Prorocy starotestamentowi (a i dzisiejsi natchnieni mistycy, mistyczni wizjonerzy chrześcijańscy także) chociaż nie zawsze musieli do końca rozumieć co widzieli bądź słyszeli, to przecież podawali informacje tak ścisłe, w najdrobniejszych niekiedy szczegółach, że zdają się sprawiać wrażenie opisów historycznych uprzednio zaistniałych zdarzeń, których naocznymi świadkami byli opisujący, chociaż skądinąd na pewno wiadomo, że proroctwa owe powstały na lata, a niekiedy wieki wcześniej zanim o czym one głoszą nastąpiło.

Jeden przecież mankament owe proroctwa posiadają. A jest to mankament nadzwyczaj poważny.
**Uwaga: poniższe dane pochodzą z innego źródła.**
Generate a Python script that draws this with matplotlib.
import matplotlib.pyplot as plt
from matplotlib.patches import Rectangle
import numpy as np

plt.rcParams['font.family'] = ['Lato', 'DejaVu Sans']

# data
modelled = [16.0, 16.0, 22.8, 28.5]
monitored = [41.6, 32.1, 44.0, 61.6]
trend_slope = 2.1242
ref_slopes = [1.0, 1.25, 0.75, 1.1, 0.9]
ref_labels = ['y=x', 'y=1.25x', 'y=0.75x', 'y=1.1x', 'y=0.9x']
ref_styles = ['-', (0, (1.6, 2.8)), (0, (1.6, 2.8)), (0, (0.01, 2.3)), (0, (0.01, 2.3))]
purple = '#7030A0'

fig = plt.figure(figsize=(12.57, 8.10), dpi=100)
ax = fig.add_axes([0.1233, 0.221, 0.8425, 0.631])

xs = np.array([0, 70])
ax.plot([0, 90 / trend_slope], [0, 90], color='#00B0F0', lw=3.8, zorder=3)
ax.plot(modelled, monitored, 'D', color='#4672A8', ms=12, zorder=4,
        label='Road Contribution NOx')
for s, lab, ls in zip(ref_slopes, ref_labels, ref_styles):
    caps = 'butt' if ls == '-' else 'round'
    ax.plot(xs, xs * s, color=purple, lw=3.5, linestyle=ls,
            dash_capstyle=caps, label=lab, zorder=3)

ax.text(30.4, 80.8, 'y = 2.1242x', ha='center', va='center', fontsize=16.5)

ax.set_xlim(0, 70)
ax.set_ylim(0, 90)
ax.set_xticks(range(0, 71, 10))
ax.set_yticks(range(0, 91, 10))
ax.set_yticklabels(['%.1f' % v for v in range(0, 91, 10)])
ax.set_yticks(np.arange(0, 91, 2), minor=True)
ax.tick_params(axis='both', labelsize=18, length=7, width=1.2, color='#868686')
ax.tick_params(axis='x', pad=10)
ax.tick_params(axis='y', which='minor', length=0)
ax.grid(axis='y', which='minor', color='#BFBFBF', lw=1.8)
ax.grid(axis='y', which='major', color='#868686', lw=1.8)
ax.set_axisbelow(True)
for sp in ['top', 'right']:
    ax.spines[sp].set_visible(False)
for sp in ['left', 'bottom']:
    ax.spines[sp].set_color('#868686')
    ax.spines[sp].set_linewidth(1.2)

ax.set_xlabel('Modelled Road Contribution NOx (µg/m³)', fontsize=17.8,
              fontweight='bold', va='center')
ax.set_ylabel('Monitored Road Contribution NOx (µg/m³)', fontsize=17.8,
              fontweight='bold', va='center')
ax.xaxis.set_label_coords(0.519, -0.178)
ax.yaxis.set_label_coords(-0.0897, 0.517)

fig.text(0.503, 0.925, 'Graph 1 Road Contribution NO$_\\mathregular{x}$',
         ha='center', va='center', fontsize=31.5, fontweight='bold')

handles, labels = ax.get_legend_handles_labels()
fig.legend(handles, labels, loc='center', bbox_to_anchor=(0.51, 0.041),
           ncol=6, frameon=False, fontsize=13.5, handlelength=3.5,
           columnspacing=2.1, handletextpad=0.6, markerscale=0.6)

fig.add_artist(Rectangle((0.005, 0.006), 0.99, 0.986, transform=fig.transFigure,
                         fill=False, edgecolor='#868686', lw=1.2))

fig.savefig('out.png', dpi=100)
Osoba doświadczająca wizji, bądź innej formy objawienia przyszłości, przeważnie (a właściwie prawie zawsze) nie widzi mających nadejść zdarzeń w perspektywie chronologicznej, lecz niejako wszystko jednocześnie.

Owszem widzi owo wszystko, dokładnie, jasno, wyraźnie i ze szczegółami, ale miesza czasy. Tak, że może jednocześnie opowiadać o czymś co ma nastąpić na przykład za miesiąc, i o tym co wydarzy się po upływie tysiąca lat.
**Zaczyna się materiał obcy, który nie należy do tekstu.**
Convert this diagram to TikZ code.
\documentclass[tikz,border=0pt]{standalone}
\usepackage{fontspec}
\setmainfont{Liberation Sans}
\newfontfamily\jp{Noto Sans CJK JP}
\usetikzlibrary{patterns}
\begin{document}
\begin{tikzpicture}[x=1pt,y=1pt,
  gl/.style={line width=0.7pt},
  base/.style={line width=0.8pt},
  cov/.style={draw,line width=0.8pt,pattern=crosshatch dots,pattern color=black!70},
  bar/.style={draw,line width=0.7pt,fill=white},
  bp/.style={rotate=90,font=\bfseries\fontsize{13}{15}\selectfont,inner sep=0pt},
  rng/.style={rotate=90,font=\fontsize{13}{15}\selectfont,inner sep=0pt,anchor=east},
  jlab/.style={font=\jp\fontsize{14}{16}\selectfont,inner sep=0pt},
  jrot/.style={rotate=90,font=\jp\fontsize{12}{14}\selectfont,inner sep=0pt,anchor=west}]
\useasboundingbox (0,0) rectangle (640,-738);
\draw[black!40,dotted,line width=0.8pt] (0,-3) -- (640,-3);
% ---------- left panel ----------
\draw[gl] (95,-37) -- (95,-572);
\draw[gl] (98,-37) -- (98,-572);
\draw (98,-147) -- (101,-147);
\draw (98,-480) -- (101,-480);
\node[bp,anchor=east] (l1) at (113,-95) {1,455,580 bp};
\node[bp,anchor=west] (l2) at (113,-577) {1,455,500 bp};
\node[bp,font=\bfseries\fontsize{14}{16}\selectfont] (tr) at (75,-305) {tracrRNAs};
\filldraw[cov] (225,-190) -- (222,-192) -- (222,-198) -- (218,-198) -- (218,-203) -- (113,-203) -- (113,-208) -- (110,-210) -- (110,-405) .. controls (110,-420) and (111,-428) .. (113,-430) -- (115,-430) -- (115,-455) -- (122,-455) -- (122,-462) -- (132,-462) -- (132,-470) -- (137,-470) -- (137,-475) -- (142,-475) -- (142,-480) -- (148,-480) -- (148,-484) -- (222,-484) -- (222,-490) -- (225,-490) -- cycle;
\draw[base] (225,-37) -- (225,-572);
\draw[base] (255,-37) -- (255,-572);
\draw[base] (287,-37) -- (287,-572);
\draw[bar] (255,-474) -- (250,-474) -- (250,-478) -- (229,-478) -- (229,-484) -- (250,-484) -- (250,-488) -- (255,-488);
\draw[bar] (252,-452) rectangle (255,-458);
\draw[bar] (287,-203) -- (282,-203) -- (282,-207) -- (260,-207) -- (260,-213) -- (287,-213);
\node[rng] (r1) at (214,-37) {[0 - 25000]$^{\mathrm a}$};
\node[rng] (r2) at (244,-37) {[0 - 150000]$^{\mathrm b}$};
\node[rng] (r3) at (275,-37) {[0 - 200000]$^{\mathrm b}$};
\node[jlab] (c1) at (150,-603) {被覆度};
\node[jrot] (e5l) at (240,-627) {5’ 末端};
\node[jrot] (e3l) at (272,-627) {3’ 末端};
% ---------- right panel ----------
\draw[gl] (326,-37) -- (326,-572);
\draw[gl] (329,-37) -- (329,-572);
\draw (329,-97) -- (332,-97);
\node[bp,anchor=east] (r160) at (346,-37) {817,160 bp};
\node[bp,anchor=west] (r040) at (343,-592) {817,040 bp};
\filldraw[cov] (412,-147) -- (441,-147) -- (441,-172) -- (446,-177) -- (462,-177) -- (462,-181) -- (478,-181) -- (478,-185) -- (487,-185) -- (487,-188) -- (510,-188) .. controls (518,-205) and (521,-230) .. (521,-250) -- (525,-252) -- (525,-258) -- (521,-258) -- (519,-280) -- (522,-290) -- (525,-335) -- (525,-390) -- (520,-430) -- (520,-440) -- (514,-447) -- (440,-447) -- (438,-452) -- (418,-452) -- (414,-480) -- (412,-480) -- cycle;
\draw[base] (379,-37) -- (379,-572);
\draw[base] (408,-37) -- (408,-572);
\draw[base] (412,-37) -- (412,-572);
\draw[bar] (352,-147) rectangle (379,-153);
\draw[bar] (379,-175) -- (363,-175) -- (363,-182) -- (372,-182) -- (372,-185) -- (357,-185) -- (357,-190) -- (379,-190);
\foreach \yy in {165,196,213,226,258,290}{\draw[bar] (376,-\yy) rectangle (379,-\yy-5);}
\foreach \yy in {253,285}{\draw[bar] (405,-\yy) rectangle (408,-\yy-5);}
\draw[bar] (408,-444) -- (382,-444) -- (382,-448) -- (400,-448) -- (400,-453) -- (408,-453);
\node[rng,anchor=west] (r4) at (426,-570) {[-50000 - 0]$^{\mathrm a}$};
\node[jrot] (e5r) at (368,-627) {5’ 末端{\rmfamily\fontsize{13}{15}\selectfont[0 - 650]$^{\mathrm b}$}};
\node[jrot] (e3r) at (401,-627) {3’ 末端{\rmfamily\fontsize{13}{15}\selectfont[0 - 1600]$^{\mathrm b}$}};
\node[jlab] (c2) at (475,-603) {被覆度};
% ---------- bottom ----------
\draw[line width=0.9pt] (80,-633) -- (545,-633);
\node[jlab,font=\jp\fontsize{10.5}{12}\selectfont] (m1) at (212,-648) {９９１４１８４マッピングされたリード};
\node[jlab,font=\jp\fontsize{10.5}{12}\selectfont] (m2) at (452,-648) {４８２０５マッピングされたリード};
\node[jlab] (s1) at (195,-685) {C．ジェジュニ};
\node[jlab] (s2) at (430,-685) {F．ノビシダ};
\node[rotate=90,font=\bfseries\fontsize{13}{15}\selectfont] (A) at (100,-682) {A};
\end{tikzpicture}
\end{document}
Inną z trudności odcyfrowania proroctw jest to, iż prorocy zawsze mówili w taki sposób, aby byli jak najlepiej zrozumiani przez ludzi im współczesnych, używając częstokroć przenośni i porównań dla nas żyjących dzisiaj zupełnie niezrozumiałych, nieczytelnych, jeżeli by się je rozpatrywało w oderwaniu od kontekstu historycznego.

Dalej — prorocy oglądający przyszłość nie zawsze umieli nazwać rzeczy jakie im przyszło oglądać, a to z tej prostej przyczyny, iż w ich języku, w języku czasu, w którym żyli, pewne określenia, pewne nazwy po prostu jeszcze nie funkcjonowały. Wdawali się za to w zawiłe opisy, co dla nas, żyjących współcześnie stanowi trudność dodatkową w prawidłowym zrozumieniu tekstu proroctwa, chociaż jego jądro, jego sens zasadniczy, zawsze muszą być w pełni jasne i czytelne.
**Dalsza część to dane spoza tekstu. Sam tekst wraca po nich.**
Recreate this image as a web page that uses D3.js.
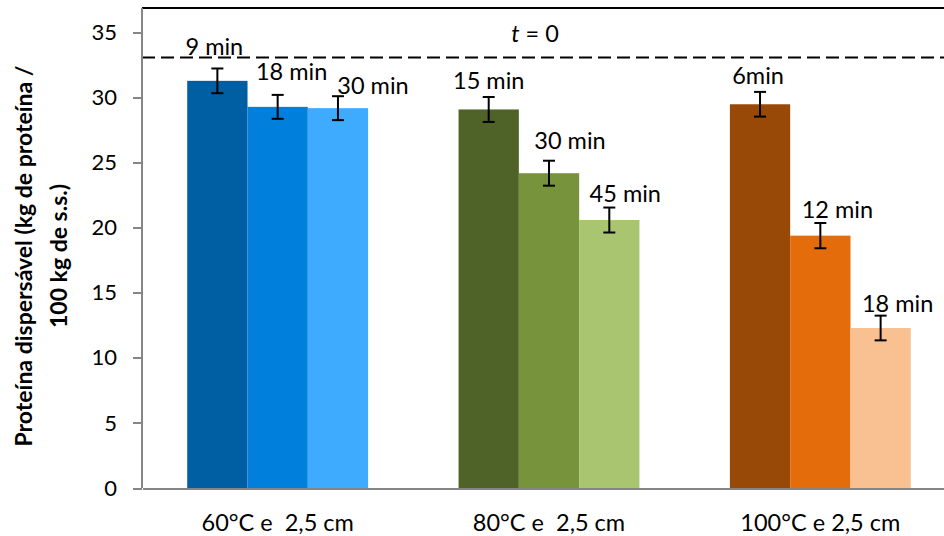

Jak wspomniałem wcześniej, nie każda przepowiednia musi być proroctwem. A to z tej przyczyny, że ludzki rozum wyciągając trafne wnioski z zaistniałej sytuacji jej dalszy rozwój dokładnie przewidzieć może.

Jeśli zatem może owo uczynić człowiek, to o ile bardziej Szatan, obdarzony i wybitniejszym rozumem i wybitniejszą inteligencją.